Even after the 65 years of Independence, India comes under the category of developing countries. The prominent reason behind is its struggling economic growth and sort of unstable political government. But in past 1 decade Indian economy has performed better and presently counted as fast growing economy of the world.
In present Narendra Modi has come up with some brilliant idea to boost up the economic grounds, one among these was ‘Make in India’ plan. The successful implementation of plan will help India to outperform other growing economies of the world.

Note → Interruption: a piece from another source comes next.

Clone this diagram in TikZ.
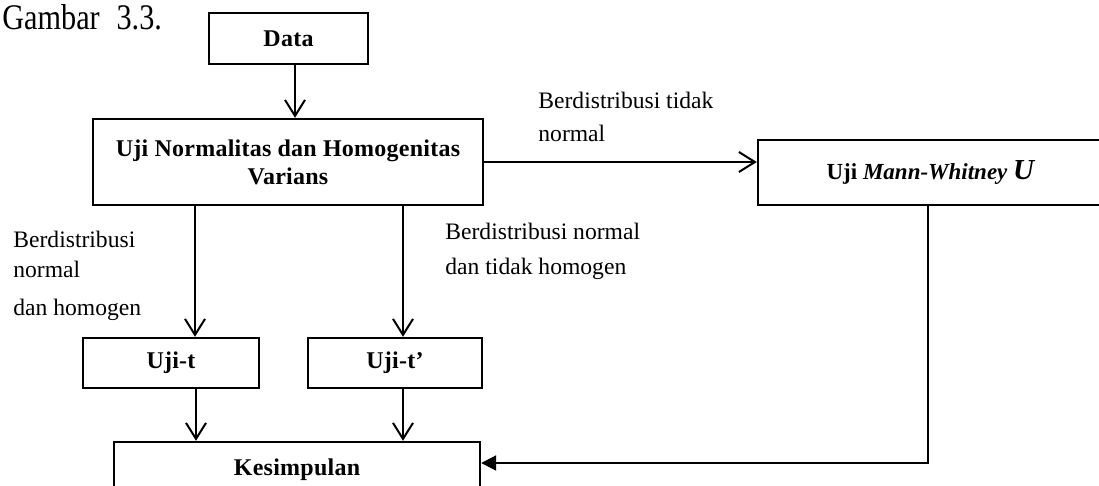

To be very simple, economy develops when cash flow increases, like any other personal economy. However, national economy is far more complicated and is made up of several smaller economies. The ‘Make in India’ provides possibilities of increasing cash Inflows.
Here are few points which can further accelerate ‘Make in India’ proposal and improve economy:
In house products are Cheaper:
The products manufactured in India are much cheaper in price, as it comes out with lower labor costs and easy availability of raw materials. It clearly means that, irrespective of selling price we can make out larger profit in comparison of world market.
Importer to Exporter:
India in spite of being agricultural based economy is an importer of commodities such as tea and spices. The larger imports have subsequently dropped cash Inflows from exports. So under ‘Make in India’ cultivation of ample stuff for export, will give steep raise in income of our economy.
Improving overall rank:
India stands on 137th rank among business countries representing it to be an ‘easy going business’ country. Make in India omits bottlenecks and soften the essential and elementary rigorous laws for more work flows. This will result in better transparency and easy financial relation with World Bank, which will improve overall ranking among business countries and ensure strong economy.
Being Self Dependent:
The ‘Make in India’ will put country on path of export driven, which will first feed homeland, hereby making itself a self dependent country. Overall minimizing imports, thus saving lot of local currency spent on paying number of import duties.
Better International relations:
Good international relation will allow bigger foreign investment from across the globe. Giving better living standards to the local labors and overcoming unemployment problem. A neutral foreign investment policy will ensure smooth flow of currency in economy.